Voller freudiger Erwartung starteten wir deshalb nach diesen fünf Tagen in Richtung Tel Aviv. Auf unserem Weg dorthin machten wir Station in einem Kibbuz, deren Ursprungsgedanke – wie wir erfahren durften – nur noch von den Älteren mit Konsequenz gelebt wird, fuhren entlang der Green Line in die besetzten Gebiete und wurden Zeugen der Absurdität der politischen Realitäten in diesem zerrissenen Land. Komplexe Hochhaus-Siedlungsbauten in der Wüste, willkürliche Grenzziehungen, hochbewaffnete Militärposten, die für Palästinenser wichtige Verbindungsstraßen kontrollieren, absperren und nicht nur gelegentlich die Passage verweigern, sofern ein Fahrzeug die falsche Farbe oder das falsche Nummernschild trägt. Hoffnung auf eine friedliche Koexistenz in einem Gebiet, auf das sowohl Juden als auch Palästinenser berechtigte Ansprüche erheben, schien uns nach diesen Eindrücken weiter weg denn je.

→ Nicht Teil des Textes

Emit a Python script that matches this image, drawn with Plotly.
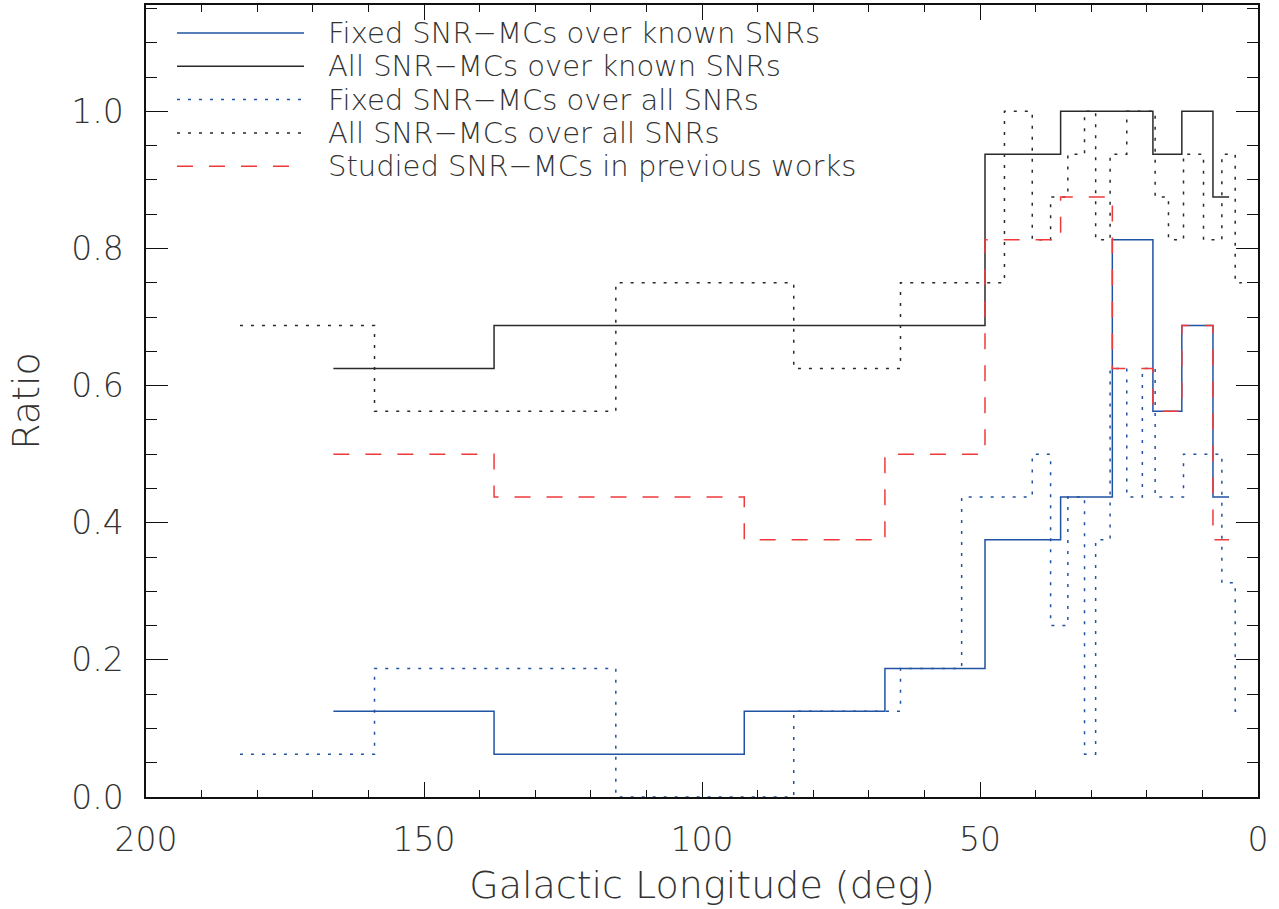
import plotly.graph_objects as go

# ---- data ----
known_edges = [166.3, 137.4, 92.4, 67.1, 49.1, 35.5, 26.2, 18.9, 13.7, 8.1, 5.2]
fixed_known = [0.125, 0.0625, 0.125, 0.1875, 0.375, 0.4375, 0.8125, 0.5625, 0.6875, 0.4375]
all_known = [0.625, 0.6875, 0.6875, 0.6875, 0.9375, 1.0, 1.0, 0.9375, 1.0, 0.875]
studied = [0.5, 0.4375, 0.375, 0.5, 0.8125, 0.875, 0.625, 0.5625, 0.6875, 0.375]

all_edges = [183.1, 158.9, 115.5, 83.5, 64.3, 53.3, 45.6, 40.6, 37.3, 34.2, 31.2,
             29.2, 26.6, 23.6, 20.8, 18.5, 16.1, 13.4, 9.8, 6.5, 4.1, 2.9]
fixed_all = [0.0625, 0.1875, 0.0, 0.125, 0.1875, 0.4375, 0.4375, 0.5, 0.25, 0.4375,
             0.0625, 0.375, 0.625, 0.4375, 0.625, 0.4375, 0.4375, 0.5, 0.5, 0.3125, 0.125]
all_all = [0.6875, 0.5625, 0.75, 0.625, 0.75, 0.75, 1.0, 0.8125, 0.875, 0.9375,
           1.0, 0.8125, 0.9375, 1.0, 1.0, 0.875, 0.8125, 0.9375, 0.8125, 0.9375, 0.75]

labels = ["Fixed SNR\u2212MCs over known SNRs", "All SNR\u2212MCs over known SNRs",
          "Fixed SNR\u2212MCs over all SNRs", "All SNR\u2212MCs over all SNRs",
          "Studied SNR\u2212MCs in previous works"]

x_ticks = [200, 150, 100, 50, 0]
y_ticks = [0.0, 0.2, 0.4, 0.6, 0.8, 1.0]

BLUE = "#2153a3"
BLACK = "#2a2a2a"
RED = "#f03a3a"
DOT = "3px,8px"
DASH = "16px,16px"
FONT = "DejaVu Sans"
TXT = "#333333"
WT = 200

series = [
    (known_edges, fixed_known, BLUE, "solid"),
    (known_edges, all_known, BLACK, "solid"),
    (all_edges, fixed_all, BLUE, DOT),
    (all_edges, all_all, BLACK, DOT),
    (known_edges, studied, RED, DASH),
]

fig = go.Figure()
for (edges, vals, col, dash), name in zip(series, labels):
    fig.add_trace(go.Scatter(
        x=edges, y=list(vals) + [vals[-1]], mode="lines", name=name,
        line=dict(color=col, width=1.5, dash=dash, shape="hv"),
        showlegend=False, hoverinfo="skip"))

W, H = 1279, 909
# plot area spans px 146..1258 horizontally, 5..797 vertically
PL, PR, PT, PB = 146, 1258, 5, 797
def px2paper_x(px):
    return (px - PL) / (PR - PL)
def px2paper_y(py):
    return (PB - py) / (PB - PT)

# manual legend (long line samples as in the original)
L_X0, L_X1, T_X = 177, 304, 326
for i, ((edges, vals, col, dash), name) in enumerate(zip(series, labels)):
    ypix = 33 + i * 33.3
    yp = px2paper_y(ypix)
    fig.add_shape(type="line", xref="paper", yref="paper",
                  x0=px2paper_x(L_X0), x1=px2paper_x(L_X1), y0=yp, y1=yp,
                  line=dict(color=col, width=1.5, dash=dash))
    fig.add_annotation(xref="paper", yref="paper", x=px2paper_x(T_X), y=yp,
                       xanchor="left", yanchor="middle", text=name, showarrow=False,
                       font=dict(family=FONT, size=29, color=TXT, weight=WT))

axis_common = dict(showline=True, linecolor="#111111", linewidth=1.5, mirror="allticks",
                   ticks="inside", tickcolor="#111111", tickwidth=1.3,
                   showgrid=False, zeroline=False,
                   tickfont=dict(family=FONT, size=33, color=TXT, weight=WT))

fig.update_xaxes(range=[200, 0], tickvals=x_ticks, ticktext=[str(v) for v in x_ticks],
                 ticklen=15, ticklabelstandoff=13,
                 minor=dict(dtick=10, ticks="inside", ticklen=7, tickcolor="#111111", tickwidth=1.3),
                 title=dict(text="Galactic Longitude (deg)", standoff=13,
                            font=dict(family=FONT, size=38, color=TXT, weight=WT)),
                 **axis_common)
fig.update_yaxes(range=[0, 1.155], tickvals=y_ticks, ticktext=["%.1f" % v for v in y_ticks],
                 ticklen=22, ticklabelstandoff=14,
                 minor=dict(dtick=0.05, ticks="inside", ticklen=11, tickcolor="#111111", tickwidth=1.3),
                 title=dict(text="Ratio", standoff=20,
                            font=dict(family=FONT, size=38, color=TXT, weight=WT)),
                 **axis_common)

fig.update_layout(width=W, height=H, plot_bgcolor="white", paper_bgcolor="white",
                  margin=dict(l=PL, r=W - PR, t=PT, b=H - PB, autoexpand=False),
                  showlegend=False)

fig.write_html("out.html")
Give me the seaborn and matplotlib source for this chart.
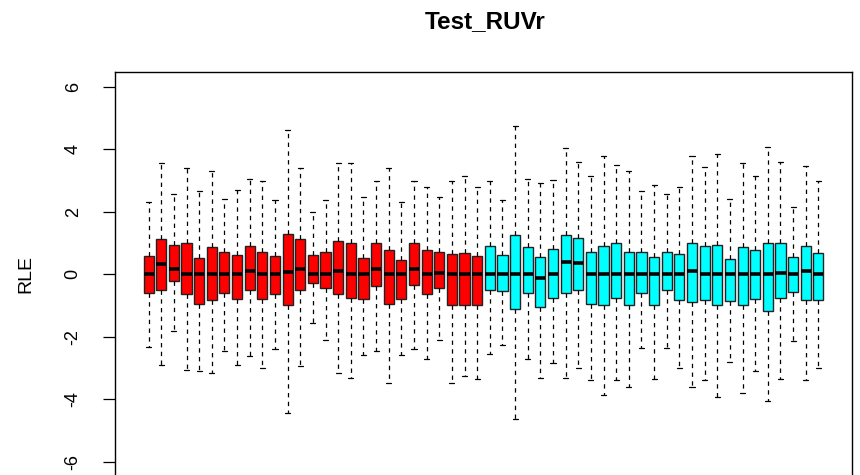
import numpy as np
import pandas as pd
import matplotlib
matplotlib.use("Agg")
import matplotlib.pyplot as plt
import seaborn as sns

# Per-sample RLE summary: lower whisker, Q1, median, Q3, upper whisker
whisker_low = [-2.34, -2.91, -1.82, -3.06, -3.09, -3.15, -2.45, -2.91, -2.63, -3.01,
               -2.38, -4.45, -2.93, -1.57, -2.10, -3.16, -3.31, -2.59, -2.45, -3.48,
               -2.59, -2.38, -2.70, -2.12, -3.47, -3.26, -3.35,
               -2.56, -2.27, -4.64, -2.71, -3.33, -2.84, -3.31, -3.01, -3.40, -3.87,
               -3.40, -3.60, -2.36, -3.35, -2.36, -3.01, -3.60, -3.39, -3.92, -2.82,
               -3.81, -3.09, -4.05, -3.36, -2.15, -3.39, -3.01]
q1 = [-0.61, -0.52, -0.22, -0.62, -0.94, -0.81, -0.59, -0.80, -0.51, -0.80,
      -0.64, -1.00, -0.50, -0.29, -0.44, -0.64, -0.76, -0.80, -0.37, -0.94,
      -0.80, -0.35, -0.64, -0.43, -1.00, -1.00, -1.00,
      -0.50, -0.55, -1.10, -0.61, -1.04, -0.75, -0.60, -0.49, -0.94, -1.00,
      -0.77, -1.00, -0.60, -1.00, -0.51, -0.83, -0.88, -0.82, -1.00, -0.87,
      -1.00, -0.79, -1.18, -0.77, -0.56, -0.82, -0.83]
median = [0.00, 0.33, 0.16, 0.00, 0.00, 0.00, 0.00, 0.00, 0.11, 0.00,
          0.00, 0.08, 0.18, 0.00, 0.00, 0.11, 0.00, 0.00, 0.18, 0.00,
          0.00, 0.16, 0.00, 0.05, 0.00, 0.00, 0.00,
          0.02, 0.00, 0.00, 0.00, -0.11, 0.00, 0.40, 0.36, 0.00, 0.00,
          0.00, 0.00, 0.00, 0.00, 0.00, 0.00, 0.11, 0.00, 0.00, 0.00,
          0.00, 0.00, 0.00, 0.03, 0.00, 0.12, 0.00]
q3 = [0.58, 1.13, 0.93, 0.99, 0.51, 0.87, 0.70, 0.62, 0.92, 0.72,
      0.58, 1.28, 1.13, 0.63, 0.71, 1.08, 0.99, 0.53, 1.00, 0.79,
      0.47, 1.00, 0.79, 0.72, 0.64, 0.67, 0.58,
      0.89, 0.63, 1.27, 0.87, 0.54, 0.80, 1.25, 1.16, 0.71, 0.91,
      0.99, 0.71, 0.71, 0.56, 0.71, 0.65, 0.99, 0.91, 0.95, 0.48,
      0.87, 0.78, 0.99, 0.99, 0.56, 0.91, 0.69]
whisker_high = [2.33, 3.58, 2.57, 3.42, 2.68, 3.31, 2.42, 2.71, 3.06, 2.99,
                2.39, 4.62, 3.40, 1.99, 2.37, 3.57, 3.57, 2.46, 2.98, 3.40,
                2.33, 3.00, 2.81, 2.46, 2.99, 3.16, 2.81,
                2.99, 2.38, 4.75, 3.04, 2.93, 3.02, 4.03, 3.59, 3.15, 3.80,
                3.50, 3.31, 2.68, 2.86, 2.57, 2.80, 3.80, 3.43, 3.85, 2.42,
                3.58, 3.15, 4.07, 3.60, 2.15, 3.47, 2.99]

n_per_group = 27
groups = ["control"] * n_per_group + ["treated"] * n_per_group
samples = [f"S{i + 1}" for i in range(len(median))]
group_colors = {"control": "#FF0000", "treated": "#00FFFF"}
y_ticks = [-6, -4, -2, 0, 2, 4, 6]

# Five summary points per sample: with whiskers spanning the full range,
# the quartiles of these points are exactly q1 / median / q3.
rows = []
for s, g, lo, a, m, b, hi in zip(samples, groups, whisker_low, q1, median, q3, whisker_high):
    for v in (lo, a, m, b, hi):
        rows.append({"sample": s, "group": g, "RLE": v})
df = pd.DataFrame(rows)

sns.set_theme(style="white")
plt.rcParams["font.family"] = ["Liberation Sans", "DejaVu Sans"]
plt.rcParams["text.color"] = "black"
plt.rcParams["ytick.color"] = "black"
plt.rcParams["ytick.labelcolor"] = "black"

W, H = 860, 475
fig = plt.figure(figsize=(W / 100, H / 100), dpi=100)
ax_l, ax_r, ax_t, ax_b = 115, 852, 72, 476.5
ax = fig.add_axes([ax_l / W, 1 - ax_b / H, (ax_r - ax_l) / W, (ax_b - ax_t) / H])

sns.boxplot(
    data=df, x="sample", y="RLE", hue="group", order=samples,
    palette=group_colors, dodge=False, saturation=1, width=0.8,
    whis=(0, 100), linecolor="#222222", linewidth=1.0, legend=False,
    medianprops=dict(color="black", linewidth=2.6),
    whiskerprops=dict(color="black", linestyle=(0, (3.5, 3.5)), linewidth=0.9),
    capprops=dict(color="black", linewidth=0.9),
    ax=ax,
)

ax.set_xlim(-2.66, len(samples) - 1 + 2.66)
ax.set_ylim(-6.48, 6.48)
ax.set_xticks([])
ax.set_yticks(y_ticks)
ax.set_yticklabels([str(t) for t in y_ticks], rotation=90, va="center",
                   fontsize=13, color="black")
ax.tick_params(axis="y", left=True, length=9, width=0.9, color="black", pad=15)
ax.set_xlabel("")
ax.set_ylabel("")
for sp in ax.spines.values():
    sp.set_visible(True)
    sp.set_color("black")
    sp.set_linewidth(1.0)

fig.text(25.5 / W, 1 - 274 / H, "RLE", rotation=90, ha="center", va="center",
         fontsize=14, color="black")
fig.text(485.5 / W, 1 - 22 / H, "Test_RUVr", ha="center", va="center",
         fontsize=17.5, fontweight="bold", color="black")

fig.savefig("out.png", dpi=100, facecolor="white")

Nach diesen eher deprimierenden Erfahrungen erreichten wir gegen Nachmittag erwartungsvoll endlich Tel Aviv. Gerade noch rechtzeitig für ein Bad im Mittelmeer, bevor ein sagenhafter Sonnenuntergang auch diesen Tag beendete. Aber nicht, dass nun Müßiggang einzog. Am nächsten und letzten Tag sollten wir Tel Aviv-Jaffa durch einen professionellen Guide, der sich extra aus Haifa herbemüht hatte, kennenlernen. Diese Stadtführung hatte es in sich. Damit wir nicht schlapp machten, mussten wir an den Ausgangspunkt dieser intensiven Führung erst noch gefahren werden. Nicht einfach, am Sabad in Tel Aviv Taxen zu bekommen. Nach einstündigem Versuch konnte unsere sechsstündige Stadtführung in Jaffa beginnen und uns über zwölf Kilometer an den zentralen Endpunkt in Tel Aviv-Stadt bringen. Nicht wenige brachen ab. Bei 30 Grad Umgebungstemperatur war dieses eine maximal intensive Stadtführung. Gerade noch rechtzeitig zum Tagesabschlussbad erreichten wir unser Hotel. Ein letztes Abendessen in einem Strandrestaurant vor der abschließenden kurzen Nacht vor der erneut mehr als zwanzigstündigen Rückreise rundete diese in vielerlei Hinsicht unvergessliche Fortbildung ab.